Проводив его взглядом до двери – наверное, трудно жить с такой злобой в душе, направилась к лестнице.
Все так знакомо и… уже непривычно. Белый мрамор перил…. Приглушенные оттенки ковра, укрывавшего ступени…. Большая люстра с двадцатью магическими шарами, как драгоценный орешек лежавшими в хрустальных чашах….
Этот дом никогда не был мне родным. До десяти лет – на попечении бабушки, вдовы Красиной, которая при всей строгости нрава любила меня безмерно. Затем - пансион для дочерей благородных фамилий. И опять, лишь недолгие встречи, после которых надолго оставалось ощущение, что я для них – чужая, и мне нет места в их жизни.
Не пропало оно и позже, когда после смерти бабушки, я окончательно перебралась к родителям. Благо, ненадолго.
Элеонора Красина, в девичестве Сумская, умерла через четыре дня после моего совершеннолетия, словно ждала, когда исполнится восемнадцать, что позволило сразу вступить в права на ту часть наследства, которую она оставила лично для меня. Украшения, отсутствующие в описи принадлежащих роду Красиных, поместье, ставшее моим приданным, солидная сумма денег и бумаги в запечатанном конверте, который я должна была открыть в день своего двадцатипятилетия.
Что было в нем, ни матушка, ни отец не знали.
Невольно вздохнув – три года, проведенные здесь, не оставили после себя особо теплых воспоминаний, я поторопилась наверх. Поручение Георгия хоть и было для меня важным, но отступило на второй план, померкнув перед заботой о мальчике.
Дверь кабинета, находившегося почти в самом конце коридора, была приглашающе распахнута.
«Приглашающе…» - мысленно усмехнулась я.
Даже мое, едва заметное существование в этом доме, иногда прерывалось жестким распоряжением отца зайти к нему.
Слишком открытая улыбка на приеме, куда мы были приглашены.

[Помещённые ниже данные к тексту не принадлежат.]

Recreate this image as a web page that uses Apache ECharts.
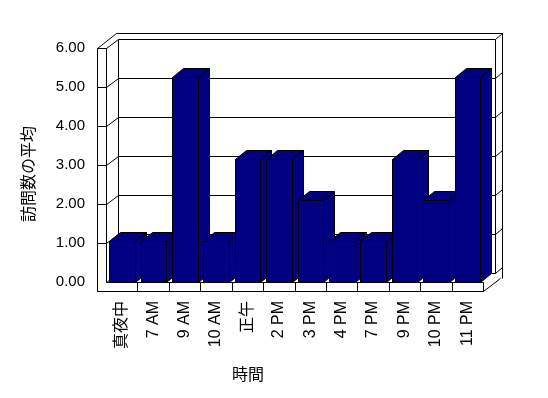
<!DOCTYPE html>
<html><head><meta charset="utf-8">
<script src="https://cdn.jsdelivr.net/npm/echarts@6/dist/echarts.min.js"></script>
<style>html,body{margin:0;padding:0;background:#fff}#c{width:548px;height:398px}</style>
</head><body><div id="c"></div>
<script>
const categories = ['真夜中','7 AM','9 AM','10 AM','正午','2 PM','3 PM','4 PM','7 PM','9 PM','10 PM','11 PM'];
const visits = [1,1,5,1,3,3,2,1,1,3,2,5];
const yTicks = [0,1,2,3,4,5,6];
const yTickLabels = ['0.00','1.00','2.00','3.00','4.00','5.00','6.00'];
const yAxisName = '訪問数の平均';
const xAxisName = '時間';

const FONT = '"Liberation Sans", "Noto Sans CJK JP", sans-serif';
const s = v => Math.round(v) + 0.5;
const LS = {stroke:'#000', lineWidth:1, fill:null};
function ln(x1,y1,x2,y2){ return {type:'line', shape:{x1:s(x1),y1:s(y1),x2:s(x2),y2:s(y2)}, style:LS}; }

function frameItem(params, api) {
  const D = [12, -9.3], T = [7, -6], W = 9;
  const n = categories.length;
  const cw = api.size([1,0])[0];
  const xL = api.coord([0,0])[0] - cw/2;
  const xR = xL + cw*n;
  const y0 = api.coord([0,0])[1];
  const y6 = api.coord([0,yTicks[yTicks.length-1]])[1];
  const xo = xL - W;
  const c = [];
  c.push(ln(xo,y6,xo,y0+W));
  c.push(ln(xL,y6,xL,y0));
  c.push(ln(xo,y6,xL,y6));
  c.push(ln(xo,y0+W,xR,y0+W));
  c.push(ln(xL,y0,xR,y0));
  c.push(ln(xR,y0,xR,y0+W));
  for (let k=1;k<n;k++) c.push(ln(xL+k*cw,y0,xL+k*cw,y0+W));
  yTicks.forEach(v => { const y = api.coord([0,v])[1]; if (v>0 && v<6) c.push(ln(xo,y,xL,y)); });
  yTicks.forEach(v => { const y = api.coord([0,v])[1]; c.push(ln(xL,y,xL+D[0],y+D[1])); });
  c.push(ln(xo,y6,xo+D[0]+T[0],y6+D[1]+T[1]));
  c.push(ln(xo+D[0]+T[0],y6+D[1]+T[1],xR+D[0]+T[0],y6+D[1]+T[1]));
  c.push(ln(xL+D[0],y6+D[1],xR+D[0],y6+D[1]));
  c.push(ln(xL+D[0],y6+D[1],xL+D[0],y0+D[1]));
  c.push(ln(xR+D[0],y6+D[1],xR+D[0],y0+D[1]));
  c.push(ln(xL+D[0],y0+D[1],xR+D[0],y0+D[1]));
  yTicks.forEach(v => {
    const y = api.coord([0,v])[1];
    if (v>0 && v<6) c.push(ln(xL+D[0],y+D[1],xR+D[0],y+D[1]));
    c.push(ln(xR+D[0],y+D[1],xR+D[0]+T[0],y+D[1]+T[1]));
  });
  c.push(ln(xR+D[0]+T[0],y6+D[1]+T[1],xR+D[0]+T[0],y0+W+D[1]+T[1]*0.6));
  c.push(ln(xR,y0+W,xR+D[0]+T[0]*0.7,y0+W+D[1]+T[1]*0.6));
  return {type:'group', children:c};
}

function barItem(params, api) {
  const i = api.value(0), v = api.value(1);
  const cw = api.size([1,0])[0];
  const base = api.coord([i,0]), top = api.coord([i,v]);
  const cs = base[0] - cw/2;
  const xa = Math.round(cs + cw*0.1) + 0.5;
  const xb = Math.round(cs + cw*0.1 + cw*0.815) + 0.5;
  const y0 = Math.round(base[1]) + 0.5, yb = Math.round(top[1]) + 0.5;
  const B = [Math.round(cw*0.366), -9];
  const st = {fill:'#000080', stroke:'#000', lineWidth:1};
  return {type:'group', children:[
    {type:'polygon', shape:{points:[[xb,yb],[xb+B[0],yb+B[1]],[xb+B[0],y0+B[1]],[xb,y0]]}, style:st},
    {type:'polygon', shape:{points:[[xa,yb],[xb,yb],[xb+B[0],yb+B[1]],[xa+B[0],yb+B[1]]]}, style:st},
    {type:'polygon', shape:{points:[[xa,y0],[xa,yb],[xb,yb],[xb,y0]]}, style:st}
  ]};
}

const chart = echarts.init(document.getElementById('c'), null, {renderer:'canvas'});
chart.setOption({
  animation:false,
  backgroundColor:'#fff',
  grid:{left:106, right:65, top:48, bottom:116, containLabel:false},
  xAxis:{type:'category', data:categories, axisLine:{show:false}, axisTick:{show:false}, splitLine:{show:false},
    axisLabel:{rotate:90, interval:0, margin:19, color:'#000', fontSize:16, fontFamily:FONT}},
  yAxis:[
    {type:'value', min:0, max:6, interval:1, axisLine:{show:false}, axisTick:{show:false}, splitLine:{show:false},
     axisLabel:{margin:21, color:'#000', fontSize:15, fontFamily:FONT, formatter:v => yTickLabels[yTicks.indexOf(v)]}},
    {type:'value', min:0, max:5.7, show:false, splitLine:{show:false}}
  ],
  graphic:[
    {type:'text', x:30, y:174, rotation:Math.PI/2, style:{text:yAxisName, fill:'#000', font:'16px ' + FONT, align:'center', verticalAlign:'middle'}},
    {type:'text', x:248, y:376, style:{text:xAxisName, fill:'#000', font:'16px ' + FONT, align:'center', verticalAlign:'middle'}}
  ],
  series:[
    {type:'custom', name:'frame', silent:true, renderItem:frameItem, data:[[0,0]], z:1},
    {type:'custom', name:'訪問数の平均', yAxisIndex:1, renderItem:barItem, z:2,
     data:visits.map((v,i)=>[i,v])}
  ]
});
</script></body></html>
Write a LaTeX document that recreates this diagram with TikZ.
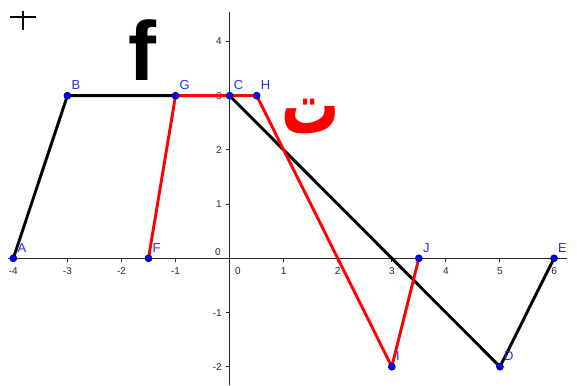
\documentclass[tikz,border=0pt]{standalone}
\usepackage{fontspec}
\usepackage{graphicx}
\setmainfont{Liberation Sans}
\newfontfamily\arabicfont[Script=Arabic]{DejaVu Sans}
\TeXXeTstate=1
\definecolor{ptblue}{RGB}{0,0,255}
\definecolor{ptedge}{RGB}{0,0,90}
\definecolor{lblblue}{RGB}{40,40,255}
\tikzset{
  axisline/.style={line width=1pt, black!85},
  ticklbl/.style={inner sep=0pt, font=\fontsize{10}{10}\selectfont, text=black!85},
  blkline/.style={line width=2.9pt, black, line join=round, line cap=round},
  redline/.style={line width=2.9pt, red, line join=round, line cap=round},
  ptnode/.style={circle, fill=ptblue, draw=ptedge, line width=0.6pt, minimum size=7pt, inner sep=0pt},
  ptlbl/.style={anchor=base west, inner sep=0pt, text=lblblue, font=\fontsize{13}{13}\selectfont, xshift=4pt, yshift=6pt}
}
\begin{document}
\begin{tikzpicture}[x=1pt,y=-1pt]
\useasboundingbox (0,0) rectangle (577,385);
% cross cursor
\draw[line width=1.6pt] (10,17.3) -- (36,17.3) (22.7,11) -- (22.7,30);
% big letters
\node[anchor=base, inner sep=0pt, font=\fontsize{84}{84}\selectfont\bfseries] (f) at (142,81) {f};
\node[anchor=base, inner sep=0pt, text=red, font=\arabicfont\bfseries\fontsize{58}{58}\selectfont] (teh) at (311,133) {\scalebox{1}[1.43]{\beginR ت\endR}};
\begin{scope}[shift={(229.6,258.3)}, x=54.07pt, y=54.2pt]
  % axes
  \draw[axisline] (-4.098,0) -- (6.24,0);
  \draw[axisline] (0,4.55) -- (0,-2.34);
  \foreach \i in {-4,-3,-2,-1,1,2,3,4,5,6} {
    \draw[axisline] (\i,0) -- ++(0,-4pt);
    \node[ticklbl, anchor=base, yshift=-15.7pt] (xl\i) at (\i,0) {\i};
  }
  \node[ticklbl, anchor=base, xshift=8.4pt, yshift=-15.7pt] (xl0) at (0,0) {0};
  \foreach \j in {-2,-1,1,2,3,4} {
    \draw[axisline] (0,\j) -- ++(-4pt,0);
    \node[ticklbl, anchor=base east, xshift=-7.6pt, yshift=-3.5pt] (yl\j) at (0,\j) {\j};
  }
  \node[ticklbl, anchor=base, xshift=-11.6pt, yshift=2.8pt] (yl0) at (0,0) {0};
  % points
  \coordinate (A) at (-4,0);
  \coordinate (B) at (-3,3);
  \coordinate (C) at (0,3);
  \coordinate (D) at (5,-2);
  \coordinate (E) at (6,0);
  \coordinate (F) at (-1.5,0);
  \coordinate (G) at (-1,3);
  \coordinate (H) at (0.5,3);
  \coordinate (I) at (3,-2);
  \coordinate (J) at (3.5,0);
  \draw[blkline] (A) -- (B) -- (C) -- (D) -- (E);
  \draw[redline] (F) -- (G) -- (H) -- (I) -- (J);
  \foreach \p in {A,B,C,D,E,F,G,H,I,J} {
    \node[ptnode] (pt\p) at (\p) {};
    \node[ptlbl] (lb\p) at (\p) {\p};
  }
\end{scope}
\end{tikzpicture}
\end{document}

Нескромный взгляд, которым я одарила пригласившего меня на танец кавалера. Громкий смех. Мешавшее ему музицирование. Попавшийся на глаза рисунок, который я случайно забыла в гостиной, после того, как показывала матушке. Недостаточная строгость к приставленной ко мне горничной. Слезы обиды после разговора с братом, который был старше меня на четыре года.
Поводом могло быть все, что угодно. Не угадаешь….
Нет, меня никогда не наказывали, если не считать наказанием долгую нравоучительную беседу, после которой сожаление об умершей бабушке становилось невыносимо острым и болезненным.
- Отец… - вошла я, замерев на пороге.
В этой комнате тоже ничего не изменилось. Темный ковер на полу. Темные тяжелые портьеры на окнах. Темные шкафы с книгами в темных кожаных переплетах.
Единственным светлым пятном был стоявший на столе из черного дерева магический светильник, сделанный в виде песочных часов.
Песчинки в нем были золотистые, сияли мягким, уютным светом….
- У тебя двадцать минут, - повернулся отец ко мне от окна, у которого стоял.
Где-то под сердцем кольнуло жалостью. И ведь совсем не старый – еще нет и пятидесяти, но какой-то весь уставший, с потухшим взглядом….
Я ошиблась, поняв это, стоило лишь сделать несколько шагов, чтобы оказаться ближе. Это был не потухший взгляд, это был холод в его глазах.
- Я смогу затем поговорить с маменькой? – остановившись у стоявшего рядом со столом кресла, спросила я.
Не скажу, что желание увидеть ее было таким уж сильным, но в этом доме лишь она проявляла ко мне какое-то участие. Пусть и без особого тепла, но с заботой, в которой нуждается любая девушка, только-только начавшая выходить в свет.
- Ей нездоровится, - с недовольством ответил отец, и, не предложив мне, сам сел в кресло. – Я слушаю тебя.
Я задерживать его не стала. Коротко пересказала историю гибели князя Извереве, поведанную мужем, несколько раз поймав себя на том, что мне хотелось увидеть на лице отца хотя бы тень эмоций.
Увы! Ни горечи, что сын его друга ушел из жизни столь молодым, ни сожаления, что оказался к нему несправедлив. Ничего….
- Граф считает, что шансов найти его живым, нет, - закончила я, сглотнув вновь вставший в горле ком.
Как ни пыталась выглядеть равнодушной, привитая мне сдержанность подвела, позволив просочиться волнению.
Для недавно родившей женщины некоторая сентиментальность была простительна.
- Что ж… - отец вдруг резко поднялся, словно давая понять, что все, что хотел, он уже услышал, - Николай Радов вполне достоин княжеского титула.